:: Provided material
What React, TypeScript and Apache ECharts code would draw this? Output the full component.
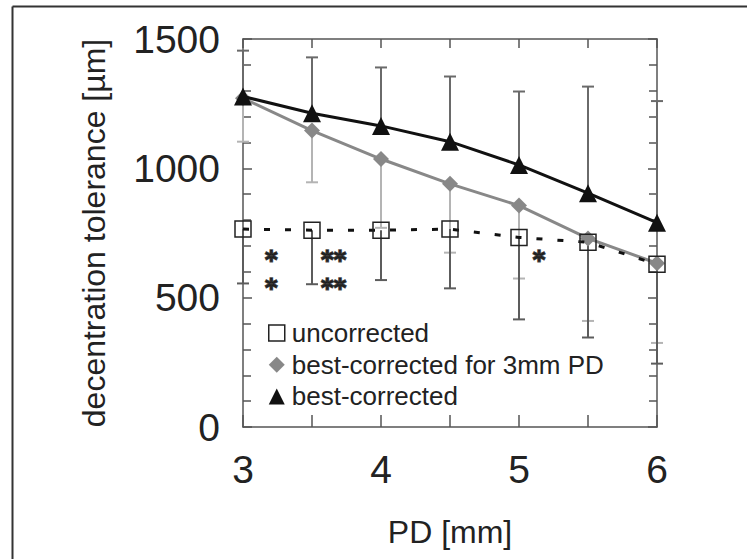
import React, { useEffect, useRef } from "react";
import * as echarts from "echarts";

// Pupil diameter (mm)
const pd = [3, 3.5, 4, 4.5, 5, 5.5, 6];

// Mean decentration tolerance (µm) per correction condition
const uncorrected = [765, 761, 761, 765, 733, 714, 629];
const bestCorrected3mm = [1271, 1146, 1036, 940, 856, 729, 633];
const bestCorrected = [1278, 1213, 1164, 1103, 1013, 904, 790];

// One-sided error bar ends (µm)
const uncorrectedLower = [555, 552, 568, 536, 416, 346, 245];
const bestCorrected3mmLower = [1103, 946, 770, 674, 574, 410, 325];
const bestCorrectedUpper = [1455, 1429, 1390, 1355, 1297, 1316, 1260];

// Significance markers
const starX = [3.205, 3.205, 3.657, 3.657, 5.145];
const starY = [669, 560, 669, 560, 669];
const starText = ["*", "*", "**", "**", "*"];

const yTicks = [0, 500, 1000, 1500];
const xTicks = [3, 4, 5, 6];

const FONT = "'Liberation Sans', Arial, Helvetica, sans-serif";
const AXIS = "#555";

function errorBars(name: string, means: number[], ends: number[], color: string) {
  return {
    type: "custom",
    name,
    z: 1,
    silent: true,
    data: pd.map((x, i) => [x, means[i], ends[i]]),
    renderItem: (_params: any, api: any) => {
      const x = api.value(0);
      const a = api.coord([x, api.value(1)]);
      const b = api.coord([x, api.value(2)]);
      const w = 6;
      return {
        type: "group",
        children: [
          {
            type: "line",
            shape: { x1: a[0], y1: a[1], x2: b[0], y2: b[1] },
            style: { stroke: color, lineWidth: 2 },
          },
          {
            type: "line",
            shape: { x1: b[0] - w, y1: b[1], x2: b[0] + w, y2: b[1] },
            style: { stroke: color, lineWidth: 2 },
          },
        ],
      };
    },
  };
}

export default function App() {
  const ref = useRef<HTMLDivElement>(null);

  useEffect(() => {
    if (!ref.current) return;
    const chart = echarts.init(ref.current, null, { renderer: "svg" });

    const axisCommon = {
      axisLine: { show: true, onZero: false, lineStyle: { color: AXIS, width: 1.5 } },
      splitLine: { show: false },
    };
    const tick = (length: number) => ({
      show: true,
      inside: true,
      length,
      lineStyle: { color: AXIS, width: 1.5 },
    });

    chart.setOption({
      animation: false,
      backgroundColor: "#fff",
      textStyle: { fontFamily: FONT },
      grid: { left: 243, right: 90, top: 39, bottom: 132, containLabel: false },
      graphic: [
        {
          type: "line",
          shape: { x1: 12.5, y1: 6.5, x2: 747, y2: 6.5 },
          style: { stroke: "#333", lineWidth: 2 },
        },
        {
          type: "line",
          shape: { x1: 12.5, y1: 6.5, x2: 12.5, y2: 559 },
          style: { stroke: "#333", lineWidth: 2 },
        },
      ],
      legend: {
        orient: "vertical",
        left: 268,
        top: 320,
        padding: 0,
        itemWidth: 16,
        itemHeight: 16,
        itemGap: 5.7,
        selectedMode: false,
        textStyle: {
          fontSize: 26,
          lineHeight: 26,
          color: "#222",
          fontFamily: FONT,
          padding: [0, 0, 0, 2],
        },
        data: [
          {
            name: "uncorrected",
            icon: "rect",
            itemStyle: { color: "#fff", borderColor: "#222", borderWidth: 1.5 },
          },
          { name: "best-corrected for 3mm PD", icon: "diamond", itemStyle: { color: "#888" } },
          { name: "best-corrected", icon: "triangle", itemStyle: { color: "#111" } },
        ],
      },
      xAxis: [
        {
          type: "value",
          min: 3,
          max: 6,
          interval: 1,
          position: "bottom",
          name: "PD [mm]",
          nameLocation: "middle",
          nameGap: 89,
          nameTextStyle: { fontSize: 32, color: "#222", fontFamily: FONT },
          ...axisCommon,
          axisTick: tick(12),
          minorTick: { ...tick(12), splitNumber: 2 },
          axisLabel: {
            fontSize: 39,
            color: "#222",
            margin: 23,
            formatter: (v: number) => (xTicks.includes(v) ? String(v) : ""),
          },
        },
        {
          type: "value",
          min: 3,
          max: 6,
          interval: 1,
          position: "top",
          ...axisCommon,
          axisTick: tick(9),
          minorTick: { ...tick(9), splitNumber: 2 },
          axisLabel: { show: false },
        },
      ],
      yAxis: [
        {
          type: "value",
          min: 0,
          max: 1500,
          interval: 500,
          position: "left",
          name: "decentration tolerance [µm]",
          nameLocation: "middle",
          nameGap: 133,
          nameTextStyle: { fontSize: 32, color: "#222", fontFamily: FONT },
          ...axisCommon,
          axisTick: tick(9),
          minorTick: { ...tick(8), splitNumber: 5 },
          axisLabel: {
            fontSize: 39,
            color: "#222",
            margin: 23,
            formatter: (v: number) => (yTicks.includes(v) ? String(v) : ""),
          },
        },
        {
          type: "value",
          min: 0,
          max: 1500,
          interval: 500,
          position: "right",
          ...axisCommon,
          axisTick: tick(9),
          minorTick: { ...tick(8), splitNumber: 5 },
          axisLabel: { show: false },
        },
      ],
      series: [
        errorBars("best-corrected SD", bestCorrected, bestCorrectedUpper, "#6a6a6a"),
        errorBars("best-corrected for 3mm PD SD", bestCorrected3mm, bestCorrected3mmLower, "#b4b4b4"),
        errorBars("uncorrected SD", uncorrected, uncorrectedLower, "#5c5c5c"),
        {
          type: "line",
          name: "best-corrected for 3mm PD",
          z: 3,
          data: pd.map((x, i) => [x, bestCorrected3mm[i]]),
          symbol: "diamond",
          symbolSize: 16,
          itemStyle: { color: "#888" },
          lineStyle: { color: "#888", width: 3 },
          clip: false,
        },
        {
          type: "line",
          name: "best-corrected",
          z: 4,
          data: pd.map((x, i) => [x, bestCorrected[i]]),
          symbol: "triangle",
          symbolSize: 18,
          itemStyle: { color: "#111" },
          lineStyle: { color: "#111", width: 3 },
          clip: false,
        },
        {
          type: "line",
          name: "uncorrected",
          z: 5,
          data: pd.map((x, i) => [x, uncorrected[i]]),
          symbol: "rect",
          symbolSize: 16,
          itemStyle: { color: "rgba(0,0,0,0)", borderColor: "#222", borderWidth: 1.5 },
          lineStyle: { color: "#111", width: 3, type: [6, 15] },
          clip: false,
        },
        {
          type: "scatter",
          name: "significance",
          z: 6,
          silent: true,
          symbolSize: 0,
          data: starX.map((x, i) => ({ value: [x, starY[i]], label: { formatter: starText[i] } })),
          label: {
            show: true,
            position: "inside",
            fontSize: 24,
            lineHeight: 24,
            fontWeight: "bold",
            fontFamily: "'DejaVu Sans', sans-serif",
            color: "#111",
            textBorderColor: "#111",
            textBorderWidth: 1.6,
            offset: [0, 6],
          },
        },
      ],
    });

    return () => chart.dispose();
  }, []);

  return (
    <div
      ref={ref}
      style={{ position: "fixed", left: 0, top: 0, width: 747, height: 559 }}
    />
  );
}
::::
### Job
Reproduce the material above in full, exactly, with no images.

### Expected answer
What React, TypeScript and Apache ECharts code would draw this? Output the full component.
import React, { useEffect, useRef } from "react";
import * as echarts from "echarts";

// Pupil diameter (mm)
const pd = [3, 3.5, 4, 4.5, 5, 5.5, 6];

// Mean decentration tolerance (µm) per correction condition
const uncorrected = [765, 761, 761, 765, 733, 714, 629];
const bestCorrected3mm = [1271, 1146, 1036, 940, 856, 729, 633];
const bestCorrected = [1278, 1213, 1164, 1103, 1013, 904, 790];

// One-sided error bar ends (µm)
const uncorrectedLower = [555, 552, 568, 536, 416, 346, 245];
const bestCorrected3mmLower = [1103, 946, 770, 674, 574, 410, 325];
const bestCorrectedUpper = [1455, 1429, 1390, 1355, 1297, 1316, 1260];

// Significance markers
const starX = [3.205, 3.205, 3.657, 3.657, 5.145];
const starY = [669, 560, 669, 560, 669];
const starText = ["*", "*", "**", "**", "*"];

const yTicks = [0, 500, 1000, 1500];
const xTicks = [3, 4, 5, 6];

const FONT = "'Liberation Sans', Arial, Helvetica, sans-serif";
const AXIS = "#555";

function errorBars(name: string, means: number[], ends: number[], color: string) {
  return {
    type: "custom",
    name,
    z: 1,
    silent: true,
    data: pd.map((x, i) => [x, means[i], ends[i]]),
    renderItem: (_params: any, api: any) => {
      const x = api.value(0);
      const a = api.coord([x, api.value(1)]);
      const b = api.coord([x, api.value(2)]);
      const w = 6;
      return {
        type: "group",
        children: [
          {
            type: "line",
            shape: { x1: a[0], y1: a[1], x2: b[0], y2: b[1] },
            style: { stroke: color, lineWidth: 2 },
          },
          {
            type: "line",
            shape: { x1: b[0] - w, y1: b[1], x2: b[0] + w, y2: b[1] },
            style: { stroke: color, lineWidth: 2 },
          },
        ],
      };
    },
  };
}

export default function App() {
  const ref = useRef<HTMLDivElement>(null);

  useEffect(() => {
    if (!ref.current) return;
    const chart = echarts.init(ref.current, null, { renderer: "svg" });

    const axisCommon = {
      axisLine: { show: true, onZero: false, lineStyle: { color: AXIS, width: 1.5 } },
      splitLine: { show: false },
    };
    const tick = (length: number) => ({
      show: true,
      inside: true,
      length,
      lineStyle: { color: AXIS, width: 1.5 },
    });

    chart.setOption({
      animation: false,
      backgroundColor: "#fff",
      textStyle: { fontFamily: FONT },
      grid: { left: 243, right: 90, top: 39, bottom: 132, containLabel: false },
      graphic: [
        {
          type: "line",
          shape: { x1: 12.5, y1: 6.5, x2: 747, y2: 6.5 },
          style: { stroke: "#333", lineWidth: 2 },
        },
        {
          type: "line",
          shape: { x1: 12.5, y1: 6.5, x2: 12.5, y2: 559 },
          style: { stroke: "#333", lineWidth: 2 },
        },
      ],
      legend: {
        orient: "vertical",
        left: 268,
        top: 320,
        padding: 0,
        itemWidth: 16,
        itemHeight: 16,
        itemGap: 5.7,
        selectedMode: false,
        textStyle: {
          fontSize: 26,
          lineHeight: 26,
          color: "#222",
          fontFamily: FONT,
          padding: [0, 0, 0, 2],
        },
        data: [
          {
            name: "uncorrected",
            icon: "rect",
            itemStyle: { color: "#fff", borderColor: "#222", borderWidth: 1.5 },
          },
          { name: "best-corrected for 3mm PD", icon: "diamond", itemStyle: { color: "#888" } },
          { name: "best-corrected", icon: "triangle", itemStyle: { color: "#111" } },
        ],
      },
      xAxis: [
        {
          type: "value",
          min: 3,
          max: 6,
          interval: 1,
          position: "bottom",
          name: "PD [mm]",
          nameLocation: "middle",
          nameGap: 89,
          nameTextStyle: { fontSize: 32, color: "#222", fontFamily: FONT },
          ...axisCommon,
          axisTick: tick(12),
          minorTick: { ...tick(12), splitNumber: 2 },
          axisLabel: {
            fontSize: 39,
            color: "#222",
            margin: 23,
            formatter: (v: number) => (xTicks.includes(v) ? String(v) : ""),
          },
        },
        {
          type: "value",
          min: 3,
          max: 6,
          interval: 1,
          position: "top",
          ...axisCommon,
          axisTick: tick(9),
          minorTick: { ...tick(9), splitNumber: 2 },
          axisLabel: { show: false },
        },
      ],
      yAxis: [
        {
          type: "value",
          min: 0,
          max: 1500,
          interval: 500,
          position: "left",
          name: "decentration tolerance [µm]",
          nameLocation: "middle",
          nameGap: 133,
          nameTextStyle: { fontSize: 32, color: "#222", fontFamily: FONT },
          ...axisCommon,
          axisTick: tick(9),
          minorTick: { ...tick(8), splitNumber: 5 },
          axisLabel: {
            fontSize: 39,
            color: "#222",
            margin: 23,
            formatter: (v: number) => (yTicks.includes(v) ? String(v) : ""),
          },
        },
        {
          type: "value",
          min: 0,
          max: 1500,
          interval: 500,
          position: "right",
          ...axisCommon,
          axisTick: tick(9),
          minorTick: { ...tick(8), splitNumber: 5 },
          axisLabel: { show: false },
        },
      ],
      series: [
        errorBars("best-corrected SD", bestCorrected, bestCorrectedUpper, "#6a6a6a"),
        errorBars("best-corrected for 3mm PD SD", bestCorrected3mm, bestCorrected3mmLower, "#b4b4b4"),
        errorBars("uncorrected SD", uncorrected, uncorrectedLower, "#5c5c5c"),
        {
          type: "line",
          name: "best-corrected for 3mm PD",
          z: 3,
          data: pd.map((x, i) => [x, bestCorrected3mm[i]]),
          symbol: "diamond",
          symbolSize: 16,
          itemStyle: { color: "#888" },
          lineStyle: { color: "#888", width: 3 },
          clip: false,
        },
        {
          type: "line",
          name: "best-corrected",
          z: 4,
          data: pd.map((x, i) => [x, bestCorrected[i]]),
          symbol: "triangle",
          symbolSize: 18,
          itemStyle: { color: "#111" },
          lineStyle: { color: "#111", width: 3 },
          clip: false,
        },
        {
          type: "line",
          name: "uncorrected",
          z: 5,
          data: pd.map((x, i) => [x, uncorrected[i]]),
          symbol: "rect",
          symbolSize: 16,
          itemStyle: { color: "rgba(0,0,0,0)", borderColor: "#222", borderWidth: 1.5 },
          lineStyle: { color: "#111", width: 3, type: [6, 15] },
          clip: false,
        },
        {
          type: "scatter",
          name: "significance",
          z: 6,
          silent: true,
          symbolSize: 0,
          data: starX.map((x, i) => ({ value: [x, starY[i]], label: { formatter: starText[i] } })),
          label: {
            show: true,
            position: "inside",
            fontSize: 24,
            lineHeight: 24,
            fontWeight: "bold",
            fontFamily: "'DejaVu Sans', sans-serif",
            color: "#111",
            textBorderColor: "#111",
            textBorderWidth: 1.6,
            offset: [0, 6],
          },
        },
      ],
    });

    return () => chart.dispose();
  }, []);

  return (
    <div
      ref={ref}
      style={{ position: "fixed", left: 0, top: 0, width: 747, height: 559 }}
    />
  );
}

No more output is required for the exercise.